R: A empresa em que você trabalha teve que tipo de atitude com os trabalhadores neste momento? De cooperação ou de desleixo?
J: Em nenhum momento eu presenciei nenhuma atitude de desleixo dela, não. Nós temos um grupo aí (de whatsapp) em que ela manda todo dia informações de como prevenir, evitar aglomeração.
R: Eu sei que você é sindicalizado. O sindicato tem sido importante neste momento de pandemia? Ou ficou devendo?
J: Sim, muito importante o papel do sindicato. Sem ele, acho que a quantidade de mortes devido à Covid poderia ter sido o dobro ou o triplo. O sindicato abraçou a causa. Inclusive teve uma paralisação no dia 3 de maio, devido à promessa do secretário de Saúde e do secretário do Transporte e de alguns membros da Secretaria de Governo. Na primeira reunião que tivemos com eles, a categoria foi indicada para ser grupo de prioridade na vacinação e que a gente não tivesse nenhuma preocupação. Depois veio uma segunda resposta e eles voltaram atrás. Saímos do grupo de prioridades. Por isso, nenhum ônibus rodou ontem (dia 3). O sindicato está sempre por perto.
R: Como está seu emocional, sua cabeça? E os demais trabalhadores, como estão neste sentido?
J: Sabemos que é um momento muito delicado.

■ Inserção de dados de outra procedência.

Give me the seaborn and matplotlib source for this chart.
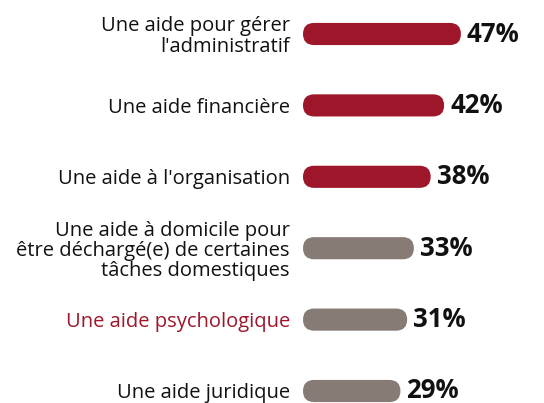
import matplotlib
matplotlib.use("Agg")
import matplotlib.pyplot as plt
import seaborn as sns
import pandas as pd
from matplotlib.patches import FancyBboxPatch

categories = [
    "Une aide pour gérer\nl'administratif",
    "Une aide financière",
    "Une aide à l'organisation",
    "Une aide à domicile pour\nêtre déchargé(e) de certaines\ntâches domestiques",
    "Une aide psychologique",
    "Une aide juridique",
]
values = [47, 42, 38, 33, 31, 29]
value_labels = ["47%", "42%", "38%", "33%", "31%", "29%"]

RED = "#9E1629"
GREY = "#877B76"
bar_colors = [RED, RED, RED, GREY, GREY, GREY]
label_colors = ["#111111", "#111111", "#111111", "#111111", RED, "#111111"]

sns.set_theme(style="white")
plt.rcParams['font.family'] = ['Open Sans', 'DejaVu Sans']

W, H = 544, 403
fig = plt.figure(figsize=(W / 100, H / 100), dpi=100)
left_px = 303
ax = fig.add_axes([left_px / W, 0, 1 - left_px / W, 1])

df = pd.DataFrame({"cat": categories, "val": values})
sns.barplot(data=df, x="val", y="cat", hue="cat", palette=bar_colors,
            legend=False, orient="h", width=0.31, ax=ax, saturation=1)

px_per_unit_x = 3.36
ax.set_xlim(0, (W - left_px) / px_per_unit_x)
ax.set_ylim(5 + 12 / 71.4, -34 / 71.4)

# rounded bars
fig.canvas.draw()
inv = ax.transData
p0 = inv.transform((0, 0))
p1 = inv.transform((1, 1))
sx = abs(p1[0] - p0[0])
sy = abs(p1[1] - p0[1])
for patch, c in zip(list(ax.patches), bar_colors):
    x0, y0 = patch.get_x(), patch.get_y()
    w, h = patch.get_width(), patch.get_height()
    patch.remove()
    h_px = h * sy
    r = (h_px / 2) / sx
    fb = FancyBboxPatch((x0, y0), w, h,
                        boxstyle=f"round,pad=0,rounding_size={r}",
                        mutation_aspect=sx / sy,
                        facecolor=c, edgecolor="none")
    ax.add_patch(fb)

for i, (v, lab) in enumerate(zip(values, value_labels)):
    ax.annotate(lab, xy=(v, i), xytext=(6, 0), textcoords="offset pixels",
                ha="left", va="center", fontsize=18.5, fontweight="bold",
                color="#111111")

ax.set_xlabel("")
ax.set_ylabel("")
ax.set_xticks([])
ax.tick_params(axis="y", length=0, pad=9.4, labelsize=14.5)
for t, c in zip(ax.get_yticklabels(), label_colors):
    t.set_color(c)
    t.set_multialignment("right")
    t.set_linespacing(1.0)
for s in ax.spines.values():
    s.set_visible(False)

fig.savefig("out.png", dpi=100)
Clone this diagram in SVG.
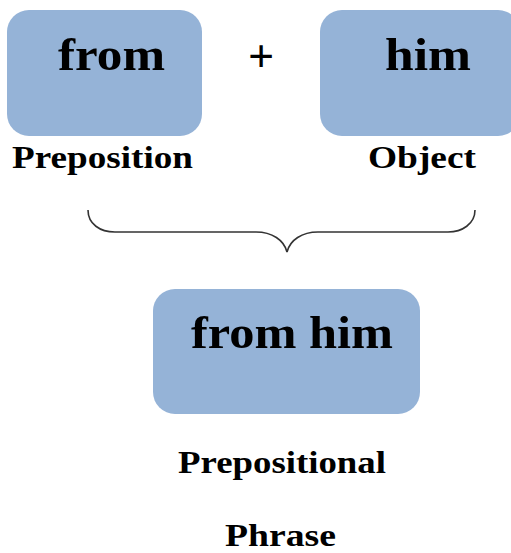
<svg xmlns="http://www.w3.org/2000/svg" width="511" height="553" viewBox="0 0 511 553">
<style>
.box{fill:#95B3D7;}
.big{font-family:"Liberation Serif",serif;font-weight:bold;font-size:46px;fill:#000;}
.lbl{font-family:"Liberation Serif",serif;font-weight:bold;font-size:31px;fill:#000;}
</style>
<rect width="511" height="553" fill="#fff"/>
<g id="from">
<rect class="box" x="7" y="10" width="195" height="126" rx="22"/>
<text class="big" x="58" y="70" textLength="107" lengthAdjust="spacingAndGlyphs">from</text>
</g>
<g id="plus">
<text class="big" x="261" y="72" text-anchor="middle" font-size="40">+</text>
</g>
<g id="him">
<rect class="box" x="320" y="10" width="200" height="126" rx="22"/>
<text class="big" x="385" y="70" textLength="86" lengthAdjust="spacingAndGlyphs">him</text>
</g>
<g id="preposition">
<text class="lbl" x="12" y="168" textLength="181" lengthAdjust="spacingAndGlyphs">Preposition</text>
</g>
<g id="object">
<text class="lbl" x="368" y="168" textLength="108" lengthAdjust="spacingAndGlyphs">Object</text>
</g>
<g id="connectors">
<path d="M88,210 C88,224 100,232 115,232 L256,232 C272,232 284,240 287,252 C290,240 302,232 318,232 L448,232 C462,232 475,224 475,210" fill="none" stroke="#333" stroke-width="1.6"/>
</g>
<g id="fromhim">
<rect class="box" x="153" y="289" width="267" height="125" rx="22"/>
<text class="big" x="191" y="348" textLength="202" lengthAdjust="spacingAndGlyphs">from him</text>
</g>
<g id="phrase">
<text class="lbl" x="178" y="473" textLength="208" lengthAdjust="spacingAndGlyphs">Prepositional</text>
<text class="lbl" x="225" y="546" textLength="111" lengthAdjust="spacingAndGlyphs">Phrase</text>
</g>
</svg>
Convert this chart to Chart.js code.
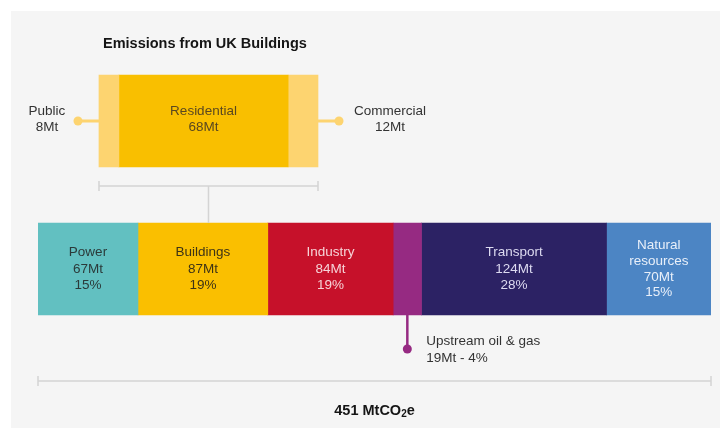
<!DOCTYPE html>
<html>
<head>
<meta charset="utf-8">
<script src="https://cdn.jsdelivr.net/npm/chart.js@4"></script>
<style>
  html, body { margin: 0; padding: 0; background: #fff; }
  #wrap { width: 720px; height: 428px; }
</style>
</head>
<body>
<div id="wrap"><canvas id="chart" width="720" height="428"></canvas></div>
<script>
// data
const sectorNames = ['Power', 'Buildings', 'Industry', 'Upstream oil & gas', 'Transport', 'Natural resources'];
const sectorValues = [67, 87, 84, 19, 124, 70];
const sectorShares = [15, 19, 19, 4, 28, 15];
const buildingNames = ['Public', 'Residential', 'Commercial'];
const buildingValues = [8, 68, 12];
const totalValue = 451;
const rowLabels = ['Emissions from UK Buildings', 'UK total'];

const sectorColors = ['#62c0c1', '#fabf00', '#c6112a', '#962a82', '#2c2264', '#4c85c4'];
const sectorTextColors = ['#2b3a3a', '#3d3316', '#f6d3d7', null, '#dcdaf0', '#e8eff9'];
const buildingColors = ['#fdd470', '#f9bf00', '#fdd470'];
const FONT = "'Liberation Sans', Arial, sans-serif";

const datasets = [];
buildingNames.forEach((name, i) => {
  datasets.push({
    label: name,
    data: [buildingValues[i], null],
    backgroundColor: buildingColors[i],
    xAxisID: 'x2',
    stack: 'buildings'
  });
});
sectorNames.forEach((name, i) => {
  datasets.push({
    label: name,
    data: [null, sectorValues[i]],
    backgroundColor: sectorColors[i],
    xAxisID: 'x',
    stack: 'total'
  });
});

function barBox(chart, dsIndex, row) {
  const el = chart.getDatasetMeta(dsIndex).data[row];
  const p = el.getProps(['x', 'y', 'base', 'height'], true);
  return {
    left: Math.min(p.x, p.base), right: Math.max(p.x, p.base),
    top: p.y - p.height / 2, bottom: p.y + p.height / 2,
    cx: (p.x + p.base) / 2, cy: p.y
  };
}

function textLines(ctx, lines, x, cy, lh) {
  const start = cy - (lines.length - 1) * lh / 2;
  lines.forEach((t, i) => ctx.fillText(t, x, start + i * lh));
}

function bracket(ctx, x1, x2, y) {
  ctx.beginPath();
  ctx.moveTo(x1, y); ctx.lineTo(x2, y);
  ctx.moveTo(x1, y - 5); ctx.lineTo(x1, y + 5);
  ctx.moveTo(x2, y - 5); ctx.lineTo(x2, y + 5);
  ctx.stroke();
}

function dot(ctx, x, y, r, color) {
  ctx.fillStyle = color;
  ctx.beginPath();
  ctx.arc(x, y, r, 0, Math.PI * 2);
  ctx.fill();
}

const sketch = {
  id: 'sketch',
  beforeDraw(chart) {
    const ctx = chart.ctx;
    ctx.save();
    ctx.fillStyle = '#f5f5f5';
    ctx.fillRect(11, 11, chart.width - 11, chart.height - 11);
    ctx.restore();
  },
  afterDatasetsDraw(chart) {
    const ctx = chart.ctx;
    const nb = buildingNames.length;
    ctx.save();
    ctx.textBaseline = 'middle';
    ctx.textAlign = 'center';

    // title
    ctx.font = 'bold 14.5px ' + FONT;
    ctx.fillStyle = '#151515';
    ctx.textAlign = 'left';
    ctx.fillText(rowLabels[0], 103, 44);
    ctx.textAlign = 'center';

    // sector labels inside bars
    ctx.font = '13.5px ' + FONT;
    sectorNames.forEach((name, i) => {
      if (!sectorTextColors[i]) return;
      const b = barBox(chart, nb + i, 1);
      const words = name === 'Natural resources' ? ['Natural', 'resources'] : [name];
      ctx.fillStyle = sectorTextColors[i];
      textLines(ctx, words.concat([sectorValues[i] + 'Mt', sectorShares[i] + '%']), b.cx, b.cy, words.length > 1 ? 15.7 : 16.5);
    });

    // residential label
    const res = barBox(chart, 1, 0);
    ctx.fillStyle = '#5a4820';
    textLines(ctx, [buildingNames[1], buildingValues[1] + 'Mt'], res.cx, res.cy - 1.5, 16.5);

    // public / commercial callouts
    const pub = barBox(chart, 0, 0);
    const com = barBox(chart, 2, 0);
    ctx.strokeStyle = buildingColors[0];
    ctx.lineWidth = 3;
    ctx.beginPath();
    ctx.moveTo(pub.left - 21, pub.cy); ctx.lineTo(pub.left, pub.cy);
    ctx.moveTo(com.right, com.cy); ctx.lineTo(com.right + 21, com.cy);
    ctx.stroke();
    dot(ctx, pub.left - 21, pub.cy, 4.5, buildingColors[0]);
    dot(ctx, com.right + 21, com.cy, 4.5, buildingColors[2]);
    ctx.fillStyle = '#333';
    textLines(ctx, [buildingNames[0], buildingValues[0] + 'Mt'], pub.left - 52, pub.cy - 1.5, 16.5);
    textLines(ctx, [buildingNames[2], buildingValues[2] + 'Mt'], com.right + 72, com.cy - 1.5, 16.5);

    // upstream callout
    const up = barBox(chart, nb + 3, 1);
    ctx.strokeStyle = sectorColors[3];
    ctx.lineWidth = 2.5;
    ctx.beginPath();
    ctx.moveTo(up.cx, up.bottom); ctx.lineTo(up.cx, up.bottom + 34);
    ctx.stroke();
    dot(ctx, up.cx, up.bottom + 34, 4.5, sectorColors[3]);
    ctx.fillStyle = '#333';
    ctx.textAlign = 'left';
    textLines(ctx, [sectorNames[3], sectorValues[3] + 'Mt - ' + sectorShares[3] + '%'], up.cx + 19, up.bottom + 34.5, 17);

    // brackets
    ctx.strokeStyle = '#d4d4d4';
    ctx.lineWidth = 1.5;
    const by = pub.bottom + 19;
    bracket(ctx, pub.left, com.right, by);
    const mid = (pub.left + com.right) / 2;
    const bld = barBox(chart, nb + 1, 1);
    ctx.beginPath();
    ctx.moveTo(mid, by); ctx.lineTo(mid, bld.top);
    ctx.stroke();

    const xs = chart.scales.x;
    const x0 = xs.getPixelForValue(0), x1 = xs.getPixelForValue(totalValue);
    const ty = bld.bottom + 66;
    bracket(ctx, x0, x1, ty);

    // total
    const big = 'bold 14.5px ' + FONT, small = 'bold 10px ' + FONT;
    const parts = [[totalValue + ' MtCO', big, 0], ['2', small, 3], ['e', big, 0]];
    let w = 0;
    parts.forEach(p => { ctx.font = p[1]; w += ctx.measureText(p[0]).width; });
    let tx = (x0 + x1) / 2 - w / 2;
    ctx.fillStyle = '#151515';
    parts.forEach(p => {
      ctx.font = p[1];
      ctx.fillText(p[0], tx, ty + 30 + p[2]);
      tx += ctx.measureText(p[0]).width;
    });
    ctx.restore();
  }
};

new Chart(document.getElementById('chart'), {
  type: 'bar',
  data: { labels: rowLabels, datasets: datasets },
  options: {
    indexAxis: 'y',
    responsive: false,
    animation: false,
    devicePixelRatio: 1,
    layout: { padding: { left: 38, right: 9, top: 47, bottom: 85 } },
    datasets: { bar: { grouped: false, barThickness: 92, borderWidth: 0 } },
    scales: {
      x: { display: false, stacked: true, min: 0, max: totalValue },
      x2: { display: false, stacked: true, min: -24.5, max: 245.9 },
      y: { display: false, stacked: true }
    },
    plugins: { legend: { display: false }, tooltip: { enabled: false } }
  },
  plugins: [sketch]
});
</script>
</body>
</html>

Tem dias que você não está legal, porque, com o passar do tempo, o
comércio, os shoppings, as feiras, estão abrindo, e a quantidade de passageiros está se multiplicando. Maior o risco de
transmissão. Então, nosso emocional fica meio que abatido. Você não fica com 100% de atenção no trabalho, fica com aquele medo que alguma pessoa no ônibus ou na rodoviária está com o vírus. Meu emocional não está 100%, e acho que de ninguém está. Há os colegas que faleceram há pouco tempo, então é bem tenso trabalhar nesta área, que é praticamente linha de frente. Eu levo em torno de 170 a duzentos passageiros todos os dias. Então, você imagina.

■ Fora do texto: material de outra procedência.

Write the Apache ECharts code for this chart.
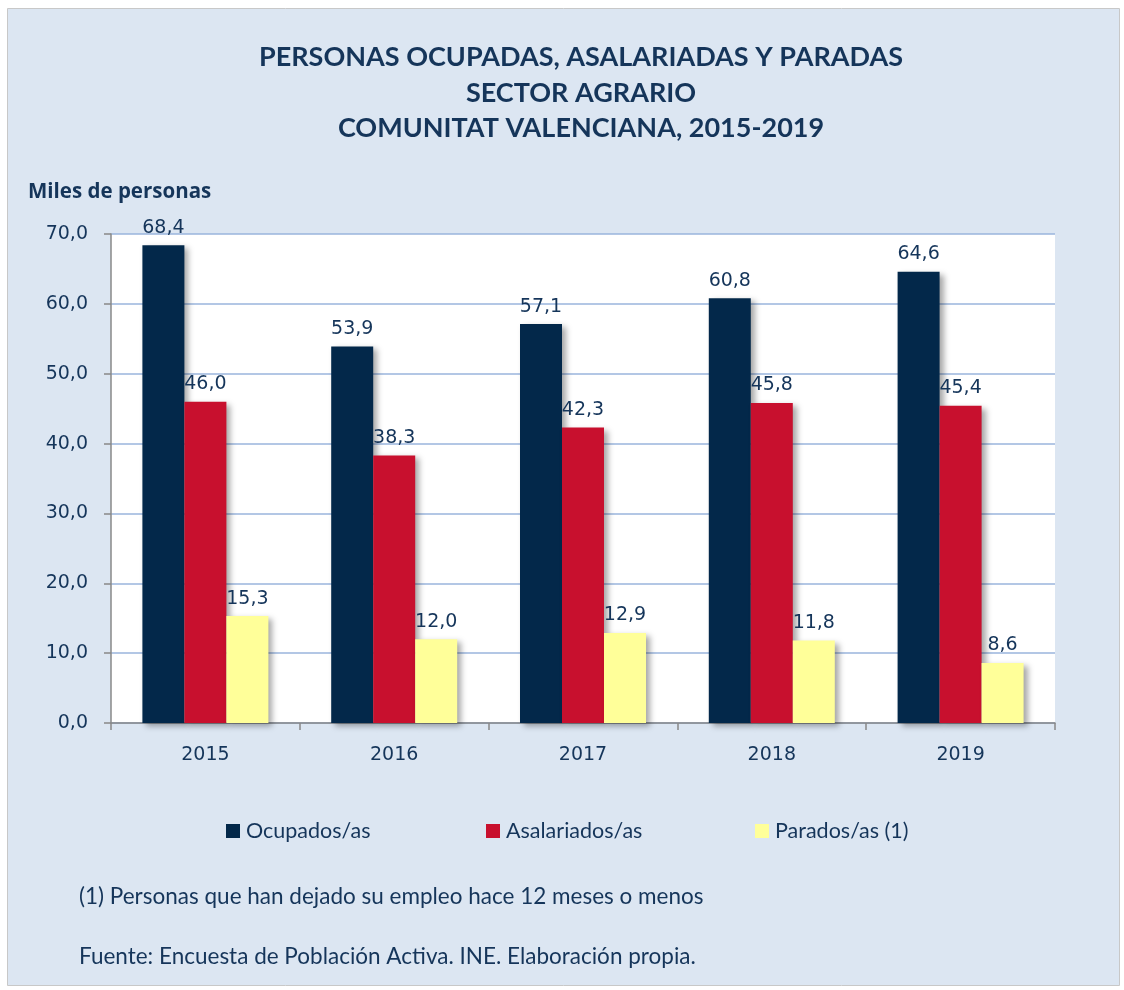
<!DOCTYPE html>
<html><head><meta charset="utf-8">
<script src="https://cdn.jsdelivr.net/npm/echarts@6/dist/echarts.min.js"></script>
<style>html,body{margin:0;padding:0;background:#fff}#c{width:1124px;height:990px}</style>
</head><body><div id="c"></div>
<script>
const categories = ['2015','2016','2017','2018','2019'];
const ocupados = [68.4, 53.9, 57.1, 60.8, 64.6];
const asalariados = [46.0, 38.3, 42.3, 45.8, 45.4];
const parados = [15.3, 12.0, 12.9, 11.8, 8.6];
const seriesNames = ['Ocupados/as','Asalariados/as','Parados/as (1)'];
const yTicks = [0,10,20,30,40,50,60,70];

const textColor = '#15355a';
const fmt = v => v.toFixed(1).replace('.', ',');
const colors = ['#03284a','#c8102e','#ffff99'];
const shadow = {shadowBlur:6, shadowOffsetX:4, shadowOffsetY:3, shadowColor:'rgba(0,0,0,0.35)'};

function bar(name, data, color){
  return {
    name, type:'bar', data, barWidth:42, barGap:'0%', barCategoryGap:'33%',
    itemStyle:Object.assign({color}, shadow),
    label:{show:true, position:'top', distance:8, color:textColor,
      fontFamily:'DejaVu Sans', fontSize:19, formatter:p=>fmt(p.value)}
  };
}
function leg(name, left){
  return {data:[name], left, top:815, itemWidth:14, itemHeight:14, icon:'rect', itemGap:6,
    textStyle:{fontFamily:'Lato', fontSize:21.5, color:textColor, padding:[0,0,0,1]}, selectedMode:false};
}

const chart = echarts.init(document.getElementById('c'));
chart.setOption({
  backgroundColor:'#ffffff',
  animation:false,
  graphic:[
    {type:'rect', shape:{x:7.5,y:8.5,width:1112,height:977}, style:{fill:'#dce6f2', stroke:'#c8c8c8', lineWidth:1}, z:-10},
    {type:'text', left:79, top:885, style:{text:'(1) Personas que han dejado su empleo hace 12 meses o menos', fontFamily:'Lato', fontSize:22.5, fill:textColor}},
    {type:'text', left:79, top:945, style:{text:'Fuente: Encuesta de Población Activa. INE. Elaboración propia.', fontFamily:'Lato', fontSize:22.5, fill:textColor}}
  ],
  title:[
    {text:'PERSONAS OCUPADAS, ASALARIADAS Y PARADAS\nSECTOR AGRARIO\nCOMUNITAT VALENCIANA, 2015-2019', left:576, textAlign:'center', top:35,
     textStyle:{fontFamily:'Lato', fontWeight:'bold', fontSize:27, lineHeight:35.5, color:textColor}},
    {text:'Miles de personas', left:23, top:177, textStyle:{fontFamily:'Open Sans', fontWeight:'bold', fontSize:20.5, color:textColor}}
  ],
  legend:[leg(seriesNames[0],221), leg(seriesNames[1],481), leg(seriesNames[2],750)],
  grid:{left:111, right:69, top:234, bottom:267, show:true, backgroundColor:'#ffffff', borderWidth:0},
  xAxis:{type:'category', data:categories,
    axisLine:{lineStyle:{color:'#888888', width:1.5}},
    axisTick:{show:true, length:7, lineStyle:{color:'#888888', width:1.5}},
    axisLabel:{color:textColor, fontFamily:'DejaVu Sans', fontSize:19, margin:23}},
  yAxis:{type:'value', min:0, max:70, interval:10,
    axisLine:{show:true, lineStyle:{color:'#888888', width:1.5}},
    axisTick:{show:true, length:7, lineStyle:{color:'#888888', width:1.5}},
    splitLine:{lineStyle:{color:'#9ab5dc', width:1.5}},
    axisLabel:{color:textColor, fontFamily:'DejaVu Sans', fontSize:19, margin:23, formatter:v=>fmt(v)}},
  series:[bar(seriesNames[0],ocupados,colors[0]), bar(seriesNames[1],asalariados,colors[1]), bar(seriesNames[2],parados,colors[2])]
});
</script></body></html>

R: Quer acrescentar alguma coisa?
J: Que o governo do Distrito Federal, o Ibaneis Rocha, pudesse olhar para nossa categoria de uma forma mais ampla, saber que durante toda a pandemia nós não paramos, não ficamos em casa, a frota inteira rodando, então pedimos humildemente que a categoria seja colocada como grupo prioritário. O Supremo Tribunal Federal decidiu que os estados e municípios podem criar normas próprias, então que aproveitasse isso. Mas nós vamos continuar brigando para ser vacinados, porque nossa categoria é muito exposta.
(Até o final desta edição, os trabalhadores e trabalhadoras do transporte público do DF não haviam conquistado ainda o direito de ser vacinados como grupo prioritário. Mas continuam pressionando).